En medio de respiraciones profundas en un intento por purificar mis pulmones y mi alma, a mi cabeza llegaba una frase repetidas ocasiones, ”estamos realmente en la Patagonia”, ¿cómo era posible?, hace unos meses solo era un sueño y una promesa sin cumplir, ahora estaba allá sentada llenándome de la energía de la tierra, entre más lejos estaba más irreal parecía el viaje. Empecé a soñar con llegar más lejos y nunca volver, cada paso, cada experiencia, cada paisaje me inspiraban a cumplir mi sueño de conocer el mundo. “Si pude llegar a la Patagonia puedo llegar donde quiera”, pensaba en ese momento.

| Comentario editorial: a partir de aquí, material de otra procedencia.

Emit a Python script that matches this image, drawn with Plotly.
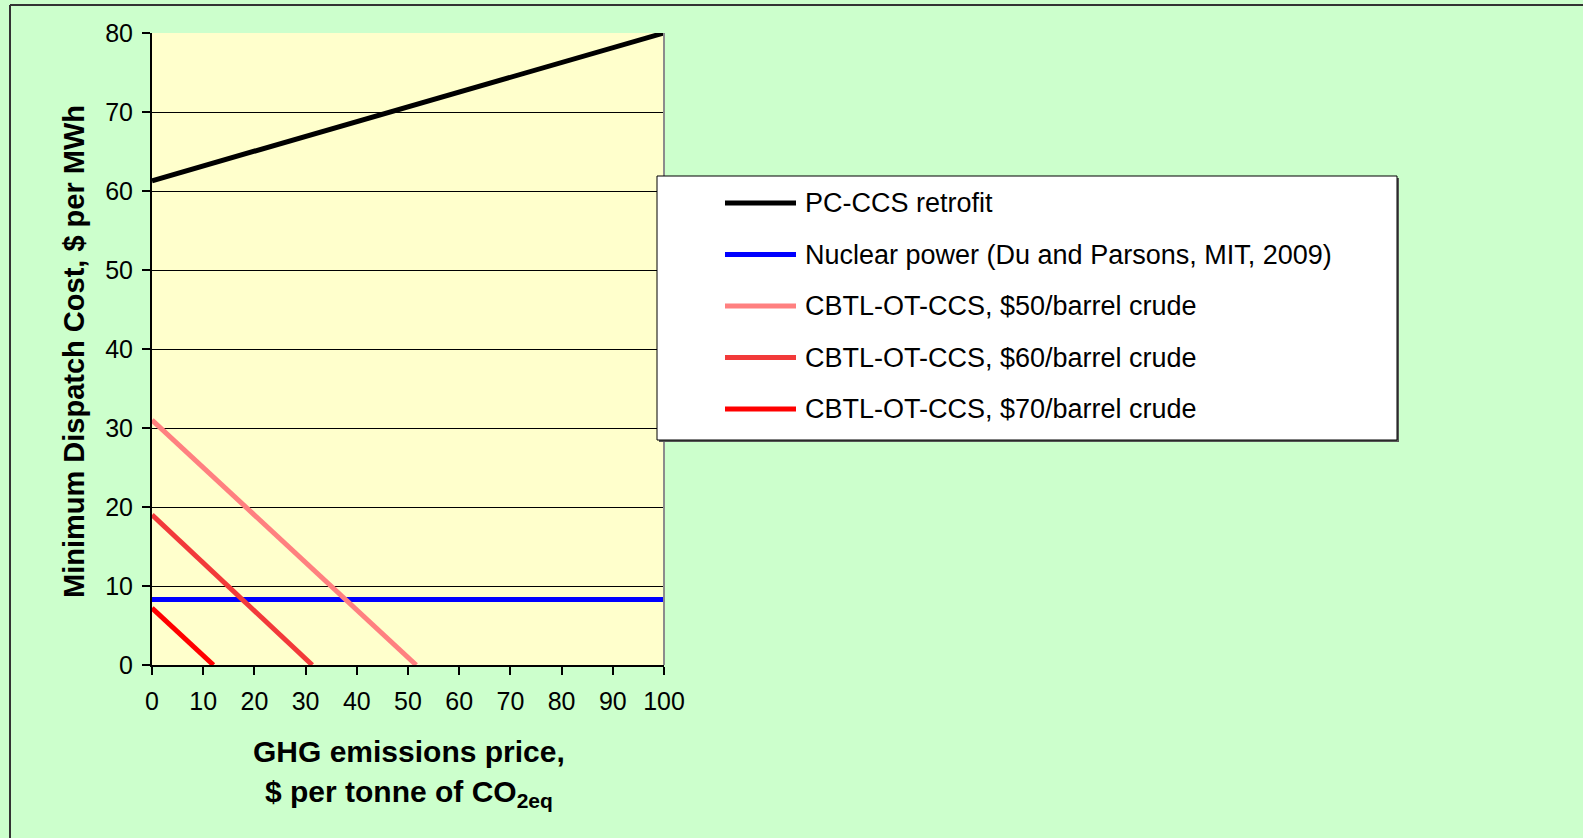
import plotly.graph_objects as go

# data
ghg_price = [0, 100]
pc_ccs = [61.3, 80]
nuclear = [8.3, 8.3]
cbtl_50_x = [0, 51.6]
cbtl_50_y = [31, 0]
cbtl_60_x = [0, 31.3]
cbtl_60_y = [19, 0]
cbtl_70_x = [0, 12]
cbtl_70_y = [7.2, 0]

series_names = [
    "PC-CCS retrofit",
    "Nuclear power (Du and Parsons, MIT, 2009)",
    "CBTL-OT-CCS, $50/barrel crude",
    "CBTL-OT-CCS, $60/barrel crude",
    "CBTL-OT-CCS, $70/barrel crude",
]
series_colors = ["#000000", "#0000FF", "#FF8080", "#F23A3A", "#FF0000"]

FONT = "Arial, Liberation Sans, sans-serif"
W, H = 1583, 838
L, R, T, B = 152, 664, 33, 665  # plot area in pixels


def px(x):
    return (x - L) / (R - L)


def py(y):
    return (B - y) / (B - T)


fig = go.Figure()
xs = [ghg_price, ghg_price, cbtl_50_x, cbtl_60_x, cbtl_70_x]
ys = [pc_ccs, nuclear, cbtl_50_y, cbtl_60_y, cbtl_70_y]
for x, y, name, color in zip(xs, ys, series_names, series_colors):
    fig.add_trace(go.Scatter(x=x, y=y, name=name, mode="lines",
                             line=dict(color=color, width=5), showlegend=False))

shapes = []
annotations = []

# outer chart frame (left and top edges visible)
shapes.append(dict(type="line", xref="paper", yref="paper",
                   x0=px(10), x1=px(W + 5), y0=py(5), y1=py(5),
                   line=dict(color="#333333", width=2)))
shapes.append(dict(type="line", xref="paper", yref="paper",
                   x0=px(10), x1=px(10), y0=py(5), y1=py(H + 5),
                   line=dict(color="#333333", width=2)))

# right edge of the plot area
shapes.append(dict(type="line", xref="paper", yref="paper",
                   x0=1, x1=1, y0=0, y1=1,
                   line=dict(color="#8c8c8c", width=2)))

# legend box with shadow
shapes.append(dict(type="rect", xref="paper", yref="paper",
                   x0=px(659), x1=px(1399), y0=py(178), y1=py(442),
                   fillcolor="#555555", line=dict(width=0)))
shapes.append(dict(type="rect", xref="paper", yref="paper",
                   x0=px(657), x1=px(1397), y0=py(176), y1=py(440),
                   fillcolor="white", line=dict(color="black", width=1)))

legend_y = [203, 254.5, 306, 357.5, 409]
for ly, name, color in zip(legend_y, series_names, series_colors):
    shapes.append(dict(type="line", xref="paper", yref="paper",
                       x0=px(725), x1=px(796), y0=py(ly), y1=py(ly),
                       line=dict(color=color, width=5)))
    annotations.append(dict(text=name, xref="paper", yref="paper",
                            x=px(803), y=py(ly), xanchor="left", yanchor="middle",
                            showarrow=False, font=dict(family=FONT, size=27, color="black")))

# axis titles
annotations.append(dict(text="<b>Minimum Dispatch Cost, $ per MWh</b>", xref="paper", yref="paper",
                        x=px(74), y=py(352), textangle=-90, showarrow=False,
                        xanchor="center", yanchor="middle",
                        font=dict(family=FONT, size=29, color="black")))
annotations.append(dict(text="<b>GHG emissions price,</b>", xref="paper", yref="paper",
                        x=px(409), y=py(751), showarrow=False,
                        xanchor="center", yanchor="middle",
                        font=dict(family=FONT, size=30, color="black")))
annotations.append(dict(text="<b>$ per tonne of CO<sub>2eq</sub></b>", xref="paper", yref="paper",
                        x=px(409), y=py(793), showarrow=False,
                        xanchor="center", yanchor="middle",
                        font=dict(family=FONT, size=30, color="black")))

fig.update_layout(
    width=W, height=H,
    margin=dict(l=L, r=W - R, t=T, b=H - B, pad=0),
    paper_bgcolor="#CCFFCC",
    plot_bgcolor="#FFFFCC",
    font=dict(family=FONT, size=25, color="black"),
    showlegend=False,
    shapes=shapes,
    annotations=annotations,
    xaxis=dict(
        range=[0, 100], tick0=0, dtick=10,
        showgrid=False, zeroline=False,
        showline=True, linecolor="black", linewidth=2,
        ticks="outside", ticklen=8, tickcolor="black", tickwidth=1.5,
        ticklabelstandoff=5,
        tickfont=dict(family=FONT, size=25, color="black"),
    ),
    yaxis=dict(
        range=[0, 80], tick0=0, dtick=10,
        showgrid=True, gridcolor="black", gridwidth=1,
        zeroline=False,
        showline=True, linecolor="black", linewidth=2,
        ticks="outside", ticklen=8, tickcolor="black", tickwidth=1.5,
        ticklabelstandoff=4,
        tickfont=dict(family=FONT, size=25, color="black"),
    ),
)

# drop the browser's default page margin so the figure sits at (0, 0)
fig.write_html("out.html", config={"displayModeBar": False},
               post_script="document.body.style.margin='0';")
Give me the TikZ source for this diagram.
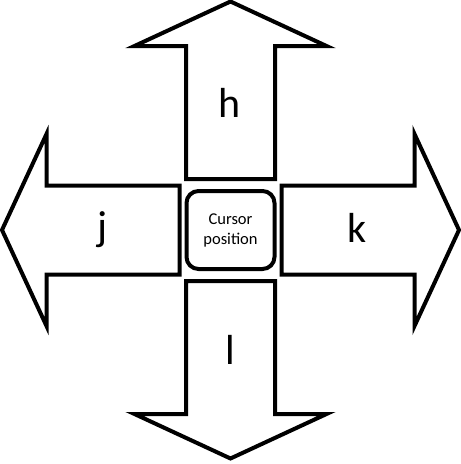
\documentclass[tikz,border=0pt]{standalone}
\usepackage{fontspec}
\setmainfont{Carlito}
\begin{document}
\begin{tikzpicture}[x=1pt,y=-1pt,
  arrowshape/.style={draw=black,line width=4pt,fill=white,line join=miter},
  keylabel/.style={font=\fontsize{42}{42}\selectfont,inner sep=0pt},
  centerbox/.style={draw=black,line width=4pt,rounded corners=12pt,fill=white,minimum width=88pt,minimum height=78pt,inner sep=0pt,align=center,font=\fontsize{16.5}{20}\selectfont}]
\useasboundingbox (0,0) rectangle (461,464);
\coordinate (c) at (230.5,230);
\foreach \ang in {0,90,180,270}{
  \begin{scope}[shift={(c)},rotate=\ang]
    \draw[arrowshape] (-44.5,-51) -- (-44.5,-184) -- (-96,-184) -- (0,-228.5) -- (96,-184) -- (44.5,-184) -- (44.5,-51) -- cycle;
  \end{scope}
}
\node[centerbox] (cur) at (c) {Cursor\\position};
\node[keylabel] (h) at (230,103) {h};
\node[keylabel] (j) at (103,230) {j};
\node[keylabel] (k) at (357,228) {k};
\node[keylabel] (l) at (230,350) {l};
\end{tikzpicture}
\end{document}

La tarde pasó entre oleadas de viento, silencios de admiración y risas nerviosas de sobresalto por haber llegado allí, por estar en ese lugar. Un rato después bajamos y conocimos las blancas y casi inmaculadas playas del lago, me atreví a meter los pies al agua pero no fueron más de diez segundos porque se enfriaron en un momento y sentí dolor, sin embargo había un par de osados con el torso desnudo nadando en las frías aguas del Nahuel Huapi. Los últimos minutos en Villa la Angostura los pasamos entre piedras a las que golpeaban las olas y al retroceder se abría la vista del fondo del lago. Este lugar está como una fotografía sobreexpuesta en mi cabeza, todo tenía un brillo especial que no solo lo regalaba el tenue sol, sino la magia del lago entre la cordillera. No estuvimos mucho tiempo como en otros lugares pero quedó en mi corazón para siempre.